CHESTER COUNTY, S.C. — The Drug Enforcement Administration (DEA) said an unprecedented number of Americans are dying from counterfeit prescription pills sold on streets in the first Public Safety Alert the agency has issued in six years.
“These counterfeit pills have been seized by DEA in every U.S. state in unprecedented quantities,” the agency said in a press release, “More than 9.5 million counterfeit pills were seized so far this year, which is more than the last two years combined.”

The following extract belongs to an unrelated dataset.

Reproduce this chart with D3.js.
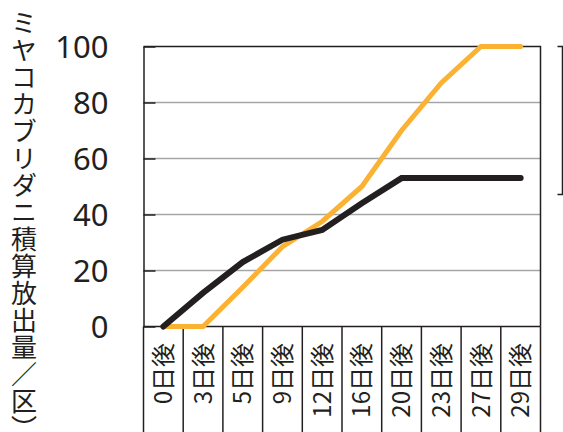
<!DOCTYPE html>
<html>
<head>
<meta charset="utf-8">
<script src="https://cdn.jsdelivr.net/npm/d3@7"></script>
<style>
  html, body { margin: 0; padding: 0; background: #fff; }
  svg { display: block; }
</style>
</head>
<body>
<svg id="chart" width="563" height="432"></svg>
<script>
// Days after release
const categories = ["0日後", "3日後", "5日後", "9日後", "12日後", "16日後", "20日後", "23日後", "27日後", "29日後"];
// Cumulative released mites per plot
const blackSeries  = [0, 12, 23, 31, 34.5, 44, 53, 53, 53, 53];
const orangeSeries = [0, 0, 14, 28.5, 37.5, 50, 70, 87, 100, 100];
const yTicks = [0, 20, 40, 60, 80, 100];
const yTitle = "ミヤコカブリダニ積算放出量／区）";

const ink = "#231F20";
const svg = d3.select("#chart");

const plot = { left: 143.5, right: 540.5, top: 46.5, bottom: 326.5 };

const x = d3.scaleBand().domain(categories).range([plot.left, plot.right]).padding(0);
const y = d3.scaleLinear().domain([0, 100]).range([plot.bottom, plot.top]);

// horizontal gridlines
svg.append("g")
  .selectAll("line")
  .data(yTicks.filter(d => d > 0 && d < 100))
  .join("line")
  .attr("x1", plot.left).attr("x2", plot.right)
  .attr("y1", d => y(d)).attr("y2", d => y(d))
  .attr("stroke", "#A6A6A6").attr("stroke-width", 1.5);

// plot frame (top and right edges)
svg.append("path")
  .attr("d", `M${plot.left},${plot.top}H${plot.right}V${plot.bottom}`)
  .attr("fill", "none").attr("stroke", ink).attr("stroke-width", 1.5);

// y axis with short inward ticks
const yAxis = svg.append("g")
  .attr("transform", `translate(${plot.left},0)`)
  .call(d3.axisLeft(y).tickValues(yTicks).tickSize(-12).tickPadding(35).tickSizeOuter(0));
yAxis.select(".domain").attr("stroke", ink).attr("stroke-width", 1.5);
yAxis.selectAll(".tick line").attr("stroke", ink).attr("stroke-width", 1.5);
yAxis.selectAll(".tick text")
  .attr("font-family", "'Noto Sans', 'Open Sans', sans-serif")
  .attr("font-size", 31)
  .attr("fill", ink)
  .attr("dy", "0.35em");

// x axis baseline
svg.append("line")
  .attr("x1", plot.left).attr("x2", plot.right)
  .attr("y1", plot.bottom).attr("y2", plot.bottom)
  .attr("stroke", ink).attr("stroke-width", 1.5);

// category separators extending below the axis
const bounds = categories.map(c => x(c)).concat([x.range()[1]]);
svg.append("g")
  .selectAll("line")
  .data(bounds)
  .join("line")
  .attr("x1", d => d).attr("x2", d => d)
  .attr("y1", plot.bottom).attr("y2", 432)
  .attr("stroke", ink).attr("stroke-width", 1.5);

// rotated category labels
svg.append("g")
  .selectAll("text")
  .data(categories)
  .join("text")
  .attr("transform", d => `translate(${x(d) + x.bandwidth() / 2},343) rotate(-90)`)
  .attr("text-anchor", "end")
  .attr("dy", "0.36em")
  .attr("font-family", "'Noto Sans CJK JP', sans-serif")
  .attr("font-size", 24)
  .attr("fill", ink)
  .text(d => d);

// series lines
const line = d3.line()
  .x((d, i) => x(categories[i]) + x.bandwidth() / 2)
  .y(d => y(d));

svg.append("path")
  .datum(orangeSeries)
  .attr("d", line)
  .attr("fill", "none")
  .attr("stroke", "#FBB131")
  .attr("stroke-width", 5)
  .attr("stroke-linecap", "round");

svg.append("path")
  .datum(blackSeries)
  .attr("d", line)
  .attr("fill", "none")
  .attr("stroke", ink)
  .attr("stroke-width", 6)
  .attr("stroke-linecap", "round");

// legend frame edge at the right margin
svg.append("path")
  .attr("d", "M557.5,46.5H562.5V194.5H557.5")
  .attr("fill", "none").attr("stroke", ink).attr("stroke-width", 1.5);

// vertical axis title
svg.append("text")
  .attr("x", 24).attr("y", 10)
  .attr("font-family", "'Noto Sans CJK JP', sans-serif")
  .attr("font-size", 26)
  .attr("letter-spacing", 1)
  .attr("fill", ink)
  .style("writing-mode", "vertical-rl")
  .style("text-orientation", "upright")
  .text(yTitle);
</script>
</body>
</html>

The DEA said the counterfeit pills are mass-produced in labs run by criminal organizations and then sold under the guise that the pills are legitimate. The pills are made to look like oxycodone, hydrocodone, alprazolam, or amphetamines. Often, they can contain deadly doses of fentanyl or methamphetamine.

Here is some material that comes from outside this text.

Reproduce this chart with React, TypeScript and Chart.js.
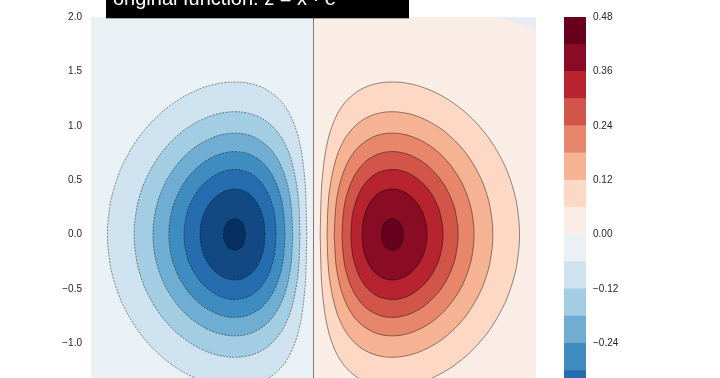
import React, { useEffect, useRef } from "react";
import { Chart, registerables } from "chart.js";

Chart.register(...registerables);

const FONT = '"Liberation Sans", Arial, "DejaVu Sans", sans-serif';

// contour levels of the filled contour plot
const levels = [-0.48, -0.42, -0.36, -0.3, -0.24, -0.18, -0.12, -0.06, 0, 0.06, 0.12, 0.18, 0.24, 0.3, 0.36, 0.42, 0.48];
// colour of each band between consecutive levels (RdBu_r)
const bandColors = [
  "#053061", "#124983", "#266daf", "#3e8cc0", "#6faed2", "#a2cde3", "#cee3ef", "#eaf1f5",
  "#f9ede6", "#fdd8c4", "#f6b393", "#e7866a", "#d15548", "#b82330", "#890b24", "#67001f",
];
const colorbarTicks = [0.48, 0.36, 0.24, 0.12, 0, -0.12, -0.24, -0.36, -0.48];
const xRange = [-2, 2];
const yRange = [-2, 2];

// Upper halves (y >= 0) of the contour lines of the positive lobe.
// The negative lobe is its mirror image (dashed contours, blue bands).
const contour06 = [[0.06, 0], [0.07, 0.386], [0.08, 0.53], [0.1, 0.708], [0.12, 0.824], [0.15, 0.945], [0.2, 1.079], [0.25, 1.168], [0.3, 1.233], [0.4, 1.318], [0.5, 1.368], [0.6, 1.394], [0.7, 1.402], [0.8, 1.397], [0.9, 1.378], [1.0, 1.347], [1.1, 1.303], [1.2, 1.247], [1.3, 1.177], [1.4, 1.091], [1.5, 0.984], [1.6, 0.851], [1.7, 0.674], [1.75, 0.557], [1.8, 0.401], [1.83, 0.262], [1.852, 0]];
const contour12 = [[0.122, 0], [0.13, 0.251], [0.15, 0.448], [0.2, 0.686], [0.25, 0.819], [0.3, 0.909], [0.4, 1.022], [0.5, 1.085], [0.6, 1.118], [0.7, 1.129], [0.8, 1.121], [0.9, 1.098], [1.0, 1.058], [1.1, 1.003], [1.2, 0.929], [1.3, 0.832], [1.4, 0.705], [1.5, 0.525], [1.55, 0.395], [1.59, 0.236], [1.612, 0]];
const contour18 = [[0.186, 0], [0.2, 0.256], [0.22, 0.39], [0.25, 0.516], [0.3, 0.649], [0.35, 0.737], [0.4, 0.799], [0.5, 0.878], [0.6, 0.919], [0.7, 0.932], [0.8, 0.923], [0.9, 0.894], [1.0, 0.845], [1.1, 0.775], [1.2, 0.676], [1.3, 0.536], [1.35, 0.439], [1.4, 0.302], [1.43, 0.166], [1.443, 0]];
const contour24 = [[0.256, 0], [0.27, 0.212], [0.3, 0.365], [0.35, 0.505], [0.4, 0.592], [0.45, 0.653], [0.5, 0.696], [0.6, 0.746], [0.7, 0.762], [0.8, 0.751], [0.9, 0.715], [1.0, 0.654], [1.1, 0.559], [1.15, 0.494], [1.2, 0.412], [1.25, 0.296], [1.28, 0.189], [1.3, 0]];
const contour30 = [[0.336, 0], [0.345, 0.144], [0.36, 0.23], [0.4, 0.357], [0.45, 0.451], [0.5, 0.511], [0.55, 0.551], [0.6, 0.577], [0.7, 0.598], [0.8, 0.584], [0.9, 0.537], [1.0, 0.452], [1.05, 0.388], [1.1, 0.299], [1.14, 0.188], [1.164, 0]];
const contour36 = [[0.435, 0], [0.45, 0.144], [0.5, 0.28], [0.55, 0.348], [0.6, 0.388], [0.65, 0.41], [0.7, 0.418], [0.75, 0.414], [0.8, 0.398], [0.85, 0.37], [0.9, 0.326], [0.95, 0.261], [1.0, 0.147], [1.02, 0]];
const contour42 = [[0.609, 0], [0.63, 0.093], [0.65, 0.119], [0.7, 0.144], [0.75, 0.132], [0.78, 0.103], [0.81, 0]];

const contourLevels = [0.06, 0.12, 0.18, 0.24, 0.3, 0.36, 0.42];
const contourHalves = [contour06, contour12, contour18, contour24, contour30, contour36, contour42];

// the two background bands (level 0 splits them), right one misses the top-right corner
const leftBand = [[-2, -2], [0, -2], [0, 2], [-2, 2], [-2, -2]];
const rightBand = [[0, -2], [2, -2], [2, 1.88], [1.65, 2], [0, 2], [0, -2]];
const zeroContour = [[0, -2], [0, 2]];

const titleMain = "original function: z = x \u00b7 e";
const titleExponent = "\u2212x\u00b2\u2212y\u00b2";

const LINE_COLOR = "rgba(0,0,0,0.62)";

const toPoints = (arr: number[][]) => arr.map(([x, y]) => ({ x, y }));
function closedLoop(half: number[][], sign: number) {
  const up = half.map(([x, y]) => ({ x: sign * x, y }));
  const down = half
    .slice(0, -1)
    .reverse()
    .map(([x, y]) => ({ x: sign * x, y: -y }));
  return [...up, ...down];
}

function buildDatasets() {
  const ds: any[] = [];
  const base = { pointRadius: 0, pointHoverRadius: 0, fill: "shape" };
  ds.push({ ...base, data: toPoints(leftBand), backgroundColor: bandColors[7], borderColor: "transparent", borderWidth: 0, tension: 0 });
  ds.push({ ...base, data: toPoints(rightBand), backgroundColor: bandColors[8], borderColor: "transparent", borderWidth: 0, tension: 0 });
  contourLevels.forEach((lv, i) => {
    const k = levels.indexOf(-lv) - 1;
    ds.push({
      ...base,
      data: closedLoop(contourHalves[i], -1),
      backgroundColor: bandColors[k],
      borderColor: LINE_COLOR,
      borderWidth: 0.7,
      borderDash: [2, 1.2],
      tension: 0.4,
    });
  });
  contourLevels.forEach((lv, i) => {
    const k = levels.indexOf(lv);
    ds.push({
      ...base,
      data: closedLoop(contourHalves[i], 1),
      backgroundColor: bandColors[k],
      borderColor: LINE_COLOR,
      borderWidth: 0.7,
      tension: 0.4,
    });
  });
  ds.push({ ...base, fill: false, data: toPoints(zeroContour), borderColor: LINE_COLOR, borderWidth: 0.8, tension: 0 });
  ds.forEach((d, i) => (d.order = ds.length - i));
  return ds;
}

const fmt = (v: number, d: number) => Number(v).toFixed(d).replace("-", "\u2212");

const axesBgPlugin = {
  id: "axesBg",
  beforeDraw(chart: any) {
    const { ctx, chartArea: a } = chart;
    ctx.save();
    ctx.fillStyle = "#eaeaf2";
    ctx.fillRect(a.left, a.top, a.right - a.left, a.bottom - a.top);
    ctx.restore();
  },
};

const titlePlugin = {
  id: "titleBox",
  afterDraw(chart: any) {
    const { ctx, chartArea: a } = chart;
    ctx.save();
    const left = a.left + 15;
    ctx.fillStyle = "#000";
    ctx.fillRect(left, -10, 303, a.top + 11.3);
    ctx.fillStyle = "#fff";
    ctx.textBaseline = "alphabetic";
    ctx.textAlign = "left";
    ctx.font = `20px ${FONT}`;
    ctx.fillText(titleMain, left + 7, 5);
    const w = ctx.measureText(titleMain).width;
    ctx.font = `14px ${FONT}`;
    ctx.fillText(titleExponent, left + 8 + w, -4);
    ctx.restore();
  },
};

export default function App() {
  const mainRef = useRef<HTMLCanvasElement>(null);
  const cbRef = useRef<HTMLCanvasElement>(null);

  useEffect(() => {
    const main = new Chart(mainRef.current as HTMLCanvasElement, {
      type: "line",
      data: { datasets: buildDatasets() },
      options: {
        animation: false,
        responsive: false,
        events: [],
        layout: { padding: { left: 0, right: 184, top: 17, bottom: 18 } },
        plugins: {
          legend: { display: false },
          tooltip: { enabled: false },
          filler: { propagate: false, drawTime: "beforeDatasetDraw" },
        } as any,
        scales: {
          x: { type: "linear", min: xRange[0], max: xRange[1], display: false },
          y: {
            type: "linear",
            min: yRange[0],
            max: yRange[1],
            afterFit: (axis: any) => {
              axis.width = 91;
            },
            grid: { display: false, drawTicks: false },
            border: { display: false },
            ticks: {
              stepSize: 0.5,
              padding: 9,
              color: "#262626",
              font: { family: FONT, size: 10 },
              callback: (v: any) => fmt(v, 1),
            },
          },
        },
      } as any,
      plugins: [axesBgPlugin, titlePlugin],
    });

    const cb = new Chart(cbRef.current as HTMLCanvasElement, {
      type: "bar",
      data: {
        labels: [""],
        datasets: bandColors.map((c, k) => ({
          data: [[levels[k], levels[k + 1]]],
          backgroundColor: c,
          borderWidth: 0,
          grouped: false,
          barPercentage: 1,
          categoryPercentage: 1,
        })) as any,
      },
      options: {
        animation: false,
        responsive: false,
        events: [],
        layout: { padding: { left: 564, right: 0, top: 17, bottom: 18 } },
        plugins: { legend: { display: false }, tooltip: { enabled: false } },
        scales: {
          x: { display: false },
          y: {
            position: "right",
            min: levels[0],
            max: levels[levels.length - 1],
            afterFit: (axis: any) => {
              axis.width = 134;
            },
            afterBuildTicks: (axis: any) => {
              axis.ticks = colorbarTicks.map((v) => ({ value: v }));
            },
            grid: { display: false, drawTicks: false },
            border: { display: false },
            ticks: {
              padding: 7,
              color: "#262626",
              font: { family: FONT, size: 10 },
              callback: (v: any) => fmt(v, 2),
            },
          },
        },
      } as any,
    });

    return () => {
      main.destroy();
      cb.destroy();
    };
  }, []);

  return (
    <div style={{ position: "fixed", left: 0, top: 0, width: 720, height: 378, overflow: "hidden", background: "#fff" }}>
      <canvas ref={mainRef} width={720} height={470} style={{ position: "absolute", left: 0, top: 0 }} />
      <canvas ref={cbRef} width={720} height={470} style={{ position: "absolute", left: 0, top: 0 }} />
    </div>
  );
}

“The availability of the drugs is extremely concerning to us,” Chester County Sheriff Max Dorsey said.
His deputies have seized 1,000 pressed, counterfeit pills containing Fentanyl from a home just this week.

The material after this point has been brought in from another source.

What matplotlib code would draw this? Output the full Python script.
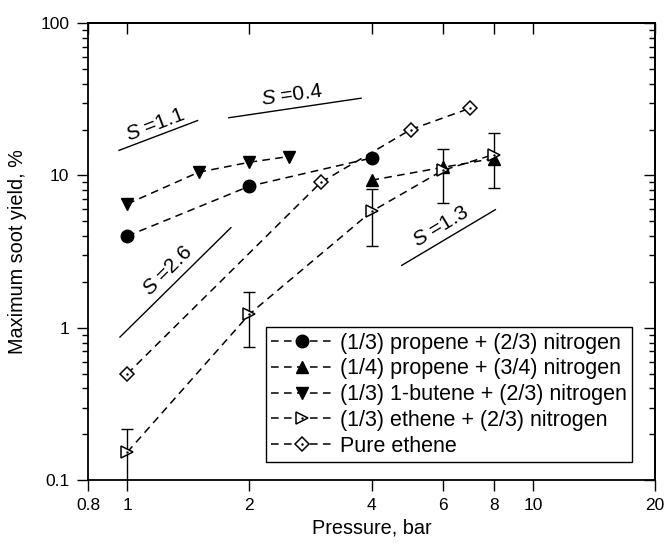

Dorsey spent 20 years working in SLED’s Drug Unit. He said authorities are seeing shipments from as far away as China in a sophisticated and well-organized illegal operation.
“They will place the order through the dark web. It comes from overseas. It makes its way through the parcel delivery service – whether it’s UPS or FedEx or DHL or whoever – and it’s delivered to wherever it needs to go,” Dorsey said.
The DEA said the vast majority of the counterfeit pills brought into the United States are produced in Mexico with the chemicals used to manufacture Fentanyl in Mexico arriving from China.
“These drugs are suppressing the cardiovascular system,” Dorsey explained. “So essentially it stops your heart and your breathing from happening, and you just die.”
Dorsey said the number of people dying is alarming.
The fight against drug traffickers continues both in Chester County and across the United States.